--- START OF DATA FOR PROCESSING ---
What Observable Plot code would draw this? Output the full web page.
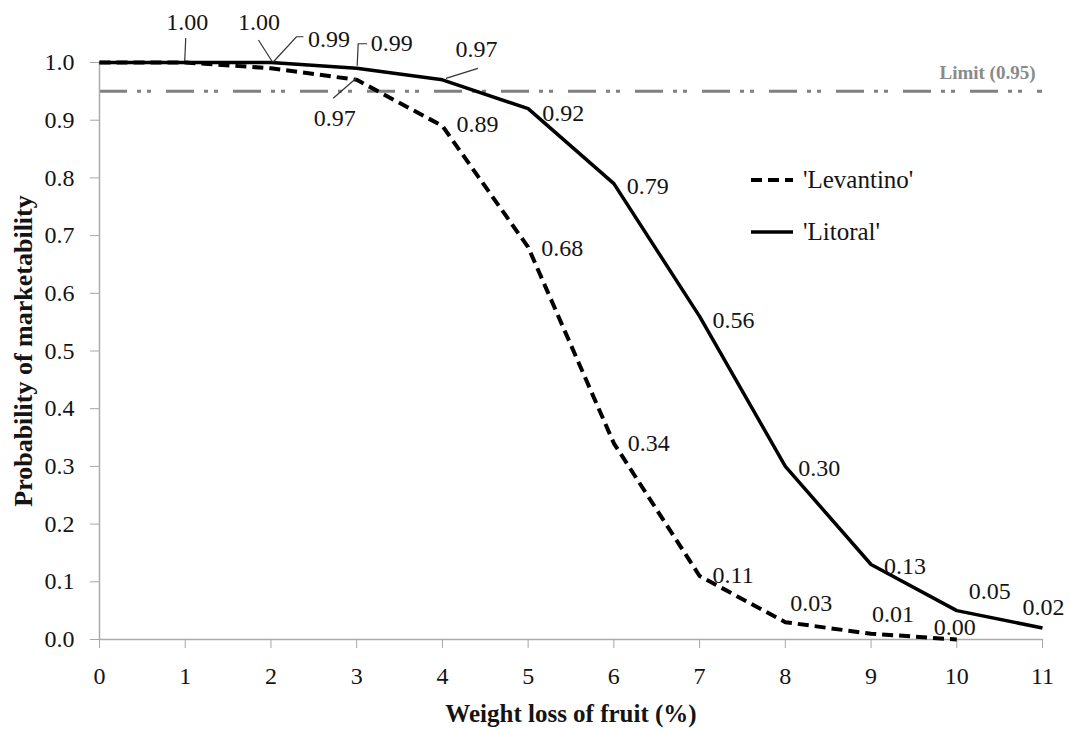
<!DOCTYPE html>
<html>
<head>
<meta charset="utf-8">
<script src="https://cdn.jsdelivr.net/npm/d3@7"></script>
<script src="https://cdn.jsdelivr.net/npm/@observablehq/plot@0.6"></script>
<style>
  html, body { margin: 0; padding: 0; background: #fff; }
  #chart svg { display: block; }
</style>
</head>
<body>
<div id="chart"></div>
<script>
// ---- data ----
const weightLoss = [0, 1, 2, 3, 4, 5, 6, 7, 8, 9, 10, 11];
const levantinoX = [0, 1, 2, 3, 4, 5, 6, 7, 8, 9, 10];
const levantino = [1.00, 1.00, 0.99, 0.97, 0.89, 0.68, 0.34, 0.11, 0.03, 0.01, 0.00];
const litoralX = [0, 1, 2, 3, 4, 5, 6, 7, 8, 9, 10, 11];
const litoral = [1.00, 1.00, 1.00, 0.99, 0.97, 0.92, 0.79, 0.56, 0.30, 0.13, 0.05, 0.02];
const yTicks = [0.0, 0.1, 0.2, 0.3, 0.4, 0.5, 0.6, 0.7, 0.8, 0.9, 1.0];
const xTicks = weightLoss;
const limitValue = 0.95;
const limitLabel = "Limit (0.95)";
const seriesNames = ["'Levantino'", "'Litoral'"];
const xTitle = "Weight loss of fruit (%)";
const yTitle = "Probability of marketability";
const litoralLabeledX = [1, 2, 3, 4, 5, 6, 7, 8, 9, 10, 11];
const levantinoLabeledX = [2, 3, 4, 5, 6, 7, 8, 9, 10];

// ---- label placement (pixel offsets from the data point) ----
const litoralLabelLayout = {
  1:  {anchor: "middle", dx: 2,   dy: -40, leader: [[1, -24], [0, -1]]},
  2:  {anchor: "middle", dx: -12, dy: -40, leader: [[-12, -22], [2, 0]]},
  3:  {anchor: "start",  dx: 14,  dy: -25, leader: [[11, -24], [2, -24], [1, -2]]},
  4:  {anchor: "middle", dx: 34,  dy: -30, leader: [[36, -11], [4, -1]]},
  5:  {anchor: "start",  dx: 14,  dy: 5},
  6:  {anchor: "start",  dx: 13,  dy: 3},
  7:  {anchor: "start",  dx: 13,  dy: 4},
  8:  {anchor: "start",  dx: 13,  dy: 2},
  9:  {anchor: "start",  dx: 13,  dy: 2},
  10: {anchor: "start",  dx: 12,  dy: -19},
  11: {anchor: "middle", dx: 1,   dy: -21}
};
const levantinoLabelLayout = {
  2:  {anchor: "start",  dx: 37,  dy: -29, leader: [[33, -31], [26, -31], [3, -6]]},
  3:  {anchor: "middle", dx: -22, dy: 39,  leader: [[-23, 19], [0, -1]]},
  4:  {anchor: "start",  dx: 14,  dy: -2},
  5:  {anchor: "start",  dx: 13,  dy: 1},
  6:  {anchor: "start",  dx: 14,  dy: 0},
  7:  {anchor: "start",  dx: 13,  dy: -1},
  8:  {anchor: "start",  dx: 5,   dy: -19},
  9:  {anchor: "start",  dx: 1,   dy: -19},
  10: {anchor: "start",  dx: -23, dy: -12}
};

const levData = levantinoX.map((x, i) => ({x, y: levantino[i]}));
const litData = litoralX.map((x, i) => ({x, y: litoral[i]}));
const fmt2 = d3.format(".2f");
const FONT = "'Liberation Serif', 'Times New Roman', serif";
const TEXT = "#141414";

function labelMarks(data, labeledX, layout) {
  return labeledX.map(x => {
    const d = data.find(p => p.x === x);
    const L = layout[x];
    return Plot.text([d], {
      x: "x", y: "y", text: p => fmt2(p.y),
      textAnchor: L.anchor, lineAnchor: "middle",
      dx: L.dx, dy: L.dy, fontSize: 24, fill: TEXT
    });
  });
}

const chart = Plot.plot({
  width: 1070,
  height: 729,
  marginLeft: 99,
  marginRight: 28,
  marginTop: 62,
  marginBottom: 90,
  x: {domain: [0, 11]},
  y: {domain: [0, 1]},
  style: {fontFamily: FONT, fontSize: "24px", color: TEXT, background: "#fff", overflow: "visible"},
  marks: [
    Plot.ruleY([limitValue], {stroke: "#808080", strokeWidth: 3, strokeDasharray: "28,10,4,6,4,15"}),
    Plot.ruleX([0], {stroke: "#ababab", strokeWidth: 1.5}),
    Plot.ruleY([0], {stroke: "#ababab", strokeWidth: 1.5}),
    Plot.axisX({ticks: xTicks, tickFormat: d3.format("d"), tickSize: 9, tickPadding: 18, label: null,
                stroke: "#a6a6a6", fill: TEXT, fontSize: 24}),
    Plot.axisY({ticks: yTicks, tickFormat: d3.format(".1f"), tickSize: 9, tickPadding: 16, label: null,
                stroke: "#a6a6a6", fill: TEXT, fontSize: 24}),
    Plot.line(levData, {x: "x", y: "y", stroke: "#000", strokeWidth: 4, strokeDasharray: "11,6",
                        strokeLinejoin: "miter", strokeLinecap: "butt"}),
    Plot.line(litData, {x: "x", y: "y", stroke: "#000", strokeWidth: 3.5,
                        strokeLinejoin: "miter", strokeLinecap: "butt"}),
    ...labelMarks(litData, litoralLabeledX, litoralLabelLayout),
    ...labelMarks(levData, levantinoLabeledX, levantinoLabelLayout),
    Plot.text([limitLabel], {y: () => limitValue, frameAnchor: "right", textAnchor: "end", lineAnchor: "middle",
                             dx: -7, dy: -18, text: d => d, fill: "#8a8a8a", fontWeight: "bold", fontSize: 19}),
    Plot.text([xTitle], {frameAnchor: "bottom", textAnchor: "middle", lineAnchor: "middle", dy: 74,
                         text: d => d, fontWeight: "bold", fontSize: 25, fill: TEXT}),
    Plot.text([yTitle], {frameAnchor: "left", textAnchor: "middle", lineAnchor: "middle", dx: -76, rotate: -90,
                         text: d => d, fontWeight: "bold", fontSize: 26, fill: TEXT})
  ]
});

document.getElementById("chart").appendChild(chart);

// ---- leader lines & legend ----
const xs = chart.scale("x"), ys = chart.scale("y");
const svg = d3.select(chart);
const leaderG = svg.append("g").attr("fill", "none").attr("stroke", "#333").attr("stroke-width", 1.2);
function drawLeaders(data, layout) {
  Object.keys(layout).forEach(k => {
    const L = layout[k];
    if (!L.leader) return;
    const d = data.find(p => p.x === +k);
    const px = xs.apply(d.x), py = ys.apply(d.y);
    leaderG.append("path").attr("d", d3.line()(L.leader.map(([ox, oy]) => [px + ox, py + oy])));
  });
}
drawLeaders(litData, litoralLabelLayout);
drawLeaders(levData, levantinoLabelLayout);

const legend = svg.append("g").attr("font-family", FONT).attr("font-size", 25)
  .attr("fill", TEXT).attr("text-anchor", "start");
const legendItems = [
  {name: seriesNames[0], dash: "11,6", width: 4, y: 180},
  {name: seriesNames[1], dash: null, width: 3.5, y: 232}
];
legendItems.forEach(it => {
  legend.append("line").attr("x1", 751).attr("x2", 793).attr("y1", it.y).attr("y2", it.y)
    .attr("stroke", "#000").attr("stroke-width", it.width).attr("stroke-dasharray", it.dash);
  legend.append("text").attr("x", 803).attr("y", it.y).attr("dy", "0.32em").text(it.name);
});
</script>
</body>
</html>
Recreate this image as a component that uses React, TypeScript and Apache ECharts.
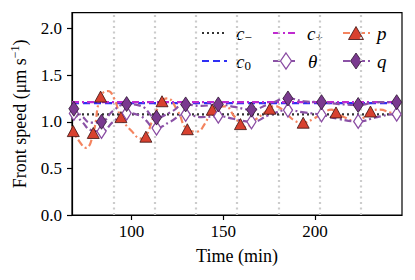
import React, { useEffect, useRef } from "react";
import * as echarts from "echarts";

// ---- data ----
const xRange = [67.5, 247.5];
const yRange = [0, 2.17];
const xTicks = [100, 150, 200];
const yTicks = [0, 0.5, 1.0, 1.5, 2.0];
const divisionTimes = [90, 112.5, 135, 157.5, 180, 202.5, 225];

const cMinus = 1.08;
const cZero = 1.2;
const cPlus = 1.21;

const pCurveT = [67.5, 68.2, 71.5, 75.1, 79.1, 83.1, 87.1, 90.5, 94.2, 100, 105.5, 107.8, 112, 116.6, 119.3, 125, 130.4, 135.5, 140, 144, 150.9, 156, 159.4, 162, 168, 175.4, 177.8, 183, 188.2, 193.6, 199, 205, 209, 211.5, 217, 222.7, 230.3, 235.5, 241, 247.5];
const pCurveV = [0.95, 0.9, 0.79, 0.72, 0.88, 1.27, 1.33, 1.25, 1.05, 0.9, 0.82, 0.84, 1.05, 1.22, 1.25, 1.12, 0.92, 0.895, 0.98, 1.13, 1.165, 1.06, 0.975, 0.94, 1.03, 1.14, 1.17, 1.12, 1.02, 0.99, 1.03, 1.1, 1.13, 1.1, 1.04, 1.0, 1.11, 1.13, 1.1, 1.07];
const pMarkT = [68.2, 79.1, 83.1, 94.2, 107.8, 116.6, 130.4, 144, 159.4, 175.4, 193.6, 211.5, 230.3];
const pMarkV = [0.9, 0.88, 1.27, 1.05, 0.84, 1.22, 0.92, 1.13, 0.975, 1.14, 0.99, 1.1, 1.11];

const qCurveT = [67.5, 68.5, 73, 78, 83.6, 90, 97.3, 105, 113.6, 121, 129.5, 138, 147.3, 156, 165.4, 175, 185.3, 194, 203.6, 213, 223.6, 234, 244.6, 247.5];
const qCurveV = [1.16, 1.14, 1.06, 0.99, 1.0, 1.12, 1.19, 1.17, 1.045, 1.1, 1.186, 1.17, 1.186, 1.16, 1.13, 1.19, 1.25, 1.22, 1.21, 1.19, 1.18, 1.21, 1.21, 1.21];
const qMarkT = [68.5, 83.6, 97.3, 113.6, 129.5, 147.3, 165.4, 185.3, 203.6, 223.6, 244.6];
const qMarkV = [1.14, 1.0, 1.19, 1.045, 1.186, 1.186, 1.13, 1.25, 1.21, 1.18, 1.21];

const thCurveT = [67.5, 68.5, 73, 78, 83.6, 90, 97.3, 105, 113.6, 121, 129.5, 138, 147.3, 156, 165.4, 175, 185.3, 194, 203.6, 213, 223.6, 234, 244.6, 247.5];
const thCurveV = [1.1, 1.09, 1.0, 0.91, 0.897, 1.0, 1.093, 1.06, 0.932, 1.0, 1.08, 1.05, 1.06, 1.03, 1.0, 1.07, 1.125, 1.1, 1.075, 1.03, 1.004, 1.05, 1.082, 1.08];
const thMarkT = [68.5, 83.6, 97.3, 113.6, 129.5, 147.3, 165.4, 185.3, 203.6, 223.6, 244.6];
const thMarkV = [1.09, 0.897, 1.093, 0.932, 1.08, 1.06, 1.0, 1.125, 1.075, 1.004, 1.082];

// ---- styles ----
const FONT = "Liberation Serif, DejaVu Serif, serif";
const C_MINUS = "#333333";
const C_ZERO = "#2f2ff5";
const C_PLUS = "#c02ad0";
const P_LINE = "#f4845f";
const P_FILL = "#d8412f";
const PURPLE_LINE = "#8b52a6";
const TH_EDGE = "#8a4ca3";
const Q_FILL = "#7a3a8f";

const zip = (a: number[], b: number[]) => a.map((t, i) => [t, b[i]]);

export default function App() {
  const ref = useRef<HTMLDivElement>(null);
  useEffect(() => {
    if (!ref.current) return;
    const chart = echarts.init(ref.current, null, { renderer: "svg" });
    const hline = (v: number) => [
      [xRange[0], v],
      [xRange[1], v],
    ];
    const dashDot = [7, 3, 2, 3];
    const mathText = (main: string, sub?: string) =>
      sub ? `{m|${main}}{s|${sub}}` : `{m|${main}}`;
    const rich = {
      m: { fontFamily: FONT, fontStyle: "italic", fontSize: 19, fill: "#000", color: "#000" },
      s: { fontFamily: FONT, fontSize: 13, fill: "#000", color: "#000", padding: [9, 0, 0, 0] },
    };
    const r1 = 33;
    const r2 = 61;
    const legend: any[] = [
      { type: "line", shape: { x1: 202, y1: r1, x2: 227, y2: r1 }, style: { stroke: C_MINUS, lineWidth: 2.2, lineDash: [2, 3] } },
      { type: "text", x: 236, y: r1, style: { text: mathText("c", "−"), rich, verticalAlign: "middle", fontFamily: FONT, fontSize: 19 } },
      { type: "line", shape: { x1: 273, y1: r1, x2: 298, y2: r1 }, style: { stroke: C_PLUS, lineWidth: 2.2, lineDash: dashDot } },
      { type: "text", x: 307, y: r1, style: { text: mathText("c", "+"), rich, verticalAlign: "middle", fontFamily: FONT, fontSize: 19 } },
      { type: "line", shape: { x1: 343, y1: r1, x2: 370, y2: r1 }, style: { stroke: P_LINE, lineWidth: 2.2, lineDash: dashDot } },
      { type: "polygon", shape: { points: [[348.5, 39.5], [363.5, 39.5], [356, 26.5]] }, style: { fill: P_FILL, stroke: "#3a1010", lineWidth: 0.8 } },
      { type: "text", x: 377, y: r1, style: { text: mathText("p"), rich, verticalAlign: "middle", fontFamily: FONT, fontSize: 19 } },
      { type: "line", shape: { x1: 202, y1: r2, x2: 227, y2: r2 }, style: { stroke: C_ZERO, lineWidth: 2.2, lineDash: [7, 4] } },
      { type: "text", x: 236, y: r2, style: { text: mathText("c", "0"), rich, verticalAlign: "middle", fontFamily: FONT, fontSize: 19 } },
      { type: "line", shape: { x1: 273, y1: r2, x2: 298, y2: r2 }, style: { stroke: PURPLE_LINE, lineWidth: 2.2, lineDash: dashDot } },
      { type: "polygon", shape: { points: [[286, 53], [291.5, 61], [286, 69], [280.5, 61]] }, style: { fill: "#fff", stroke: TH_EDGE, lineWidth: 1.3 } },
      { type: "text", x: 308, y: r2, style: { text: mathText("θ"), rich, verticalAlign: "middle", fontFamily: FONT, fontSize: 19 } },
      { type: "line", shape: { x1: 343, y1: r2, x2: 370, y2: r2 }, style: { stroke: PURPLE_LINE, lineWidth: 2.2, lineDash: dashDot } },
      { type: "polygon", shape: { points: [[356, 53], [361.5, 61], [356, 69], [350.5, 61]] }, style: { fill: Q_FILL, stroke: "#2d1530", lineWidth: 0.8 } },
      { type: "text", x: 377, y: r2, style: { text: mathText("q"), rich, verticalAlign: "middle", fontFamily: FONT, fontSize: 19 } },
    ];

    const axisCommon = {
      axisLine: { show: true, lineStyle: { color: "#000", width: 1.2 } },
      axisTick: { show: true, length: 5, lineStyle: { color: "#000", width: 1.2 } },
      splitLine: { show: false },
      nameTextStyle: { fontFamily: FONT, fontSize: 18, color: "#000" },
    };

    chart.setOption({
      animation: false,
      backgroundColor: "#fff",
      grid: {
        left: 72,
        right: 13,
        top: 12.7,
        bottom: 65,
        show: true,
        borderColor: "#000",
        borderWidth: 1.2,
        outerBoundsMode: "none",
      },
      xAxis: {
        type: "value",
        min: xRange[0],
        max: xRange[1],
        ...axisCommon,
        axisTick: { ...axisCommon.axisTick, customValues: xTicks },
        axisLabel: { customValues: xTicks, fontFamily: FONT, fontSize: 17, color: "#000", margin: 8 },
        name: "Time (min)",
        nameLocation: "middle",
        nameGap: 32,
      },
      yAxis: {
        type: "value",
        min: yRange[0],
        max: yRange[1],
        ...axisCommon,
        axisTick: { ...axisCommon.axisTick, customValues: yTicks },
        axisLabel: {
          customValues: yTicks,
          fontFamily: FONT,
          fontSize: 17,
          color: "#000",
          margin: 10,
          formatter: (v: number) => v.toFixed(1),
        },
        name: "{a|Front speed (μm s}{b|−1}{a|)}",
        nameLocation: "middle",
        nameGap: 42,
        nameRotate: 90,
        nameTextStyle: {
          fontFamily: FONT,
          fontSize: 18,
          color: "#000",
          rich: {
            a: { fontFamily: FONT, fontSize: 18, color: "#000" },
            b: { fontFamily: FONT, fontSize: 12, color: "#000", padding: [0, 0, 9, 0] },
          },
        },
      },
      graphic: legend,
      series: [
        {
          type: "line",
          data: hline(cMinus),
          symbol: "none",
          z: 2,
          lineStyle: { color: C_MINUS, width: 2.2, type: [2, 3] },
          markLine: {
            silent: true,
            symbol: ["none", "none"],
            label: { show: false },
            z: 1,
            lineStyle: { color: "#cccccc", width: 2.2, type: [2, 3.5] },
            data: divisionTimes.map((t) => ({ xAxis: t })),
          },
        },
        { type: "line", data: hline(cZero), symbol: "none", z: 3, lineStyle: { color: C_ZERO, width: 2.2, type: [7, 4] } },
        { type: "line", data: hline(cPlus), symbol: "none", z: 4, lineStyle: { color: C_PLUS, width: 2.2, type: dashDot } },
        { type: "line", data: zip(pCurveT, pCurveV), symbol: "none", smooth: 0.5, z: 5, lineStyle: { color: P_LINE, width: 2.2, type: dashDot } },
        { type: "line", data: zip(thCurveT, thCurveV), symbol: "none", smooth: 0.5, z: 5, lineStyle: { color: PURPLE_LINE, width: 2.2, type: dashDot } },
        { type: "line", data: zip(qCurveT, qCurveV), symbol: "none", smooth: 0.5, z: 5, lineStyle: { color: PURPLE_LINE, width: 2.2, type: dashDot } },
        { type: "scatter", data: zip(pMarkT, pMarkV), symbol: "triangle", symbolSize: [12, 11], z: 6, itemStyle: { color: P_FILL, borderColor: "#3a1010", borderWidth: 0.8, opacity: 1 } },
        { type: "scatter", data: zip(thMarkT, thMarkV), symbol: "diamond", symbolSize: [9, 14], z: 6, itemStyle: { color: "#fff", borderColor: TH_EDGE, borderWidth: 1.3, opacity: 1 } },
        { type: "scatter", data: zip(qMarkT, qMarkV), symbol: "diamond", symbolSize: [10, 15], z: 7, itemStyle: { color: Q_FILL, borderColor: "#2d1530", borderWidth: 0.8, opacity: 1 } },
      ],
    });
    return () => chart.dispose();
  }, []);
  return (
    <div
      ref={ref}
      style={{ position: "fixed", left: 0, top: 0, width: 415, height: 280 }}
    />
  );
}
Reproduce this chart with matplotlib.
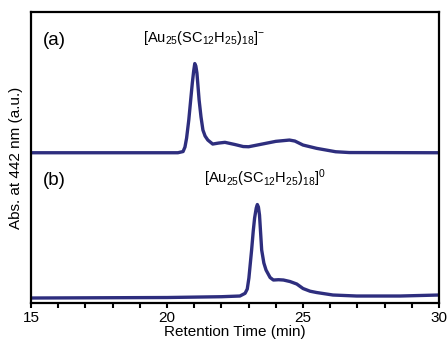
--- END OF DATA FOR PROCESSING ---
(WORK TO BE COMPLETED) Give the lines above again exactly, from the one containing "Recreate this image" to the one containing "const cPlus = 1.21;", both included, but leave out the pictures.

(COMPLETED TASK)
Recreate this image as a component that uses React, TypeScript and Apache ECharts.
import React, { useEffect, useRef } from "react";
import * as echarts from "echarts";

// ---- data ----
const xRange = [67.5, 247.5];
const yRange = [0, 2.17];
const xTicks = [100, 150, 200];
const yTicks = [0, 0.5, 1.0, 1.5, 2.0];
const divisionTimes = [90, 112.5, 135, 157.5, 180, 202.5, 225];

const cMinus = 1.08;
const cZero = 1.2;
const cPlus = 1.21;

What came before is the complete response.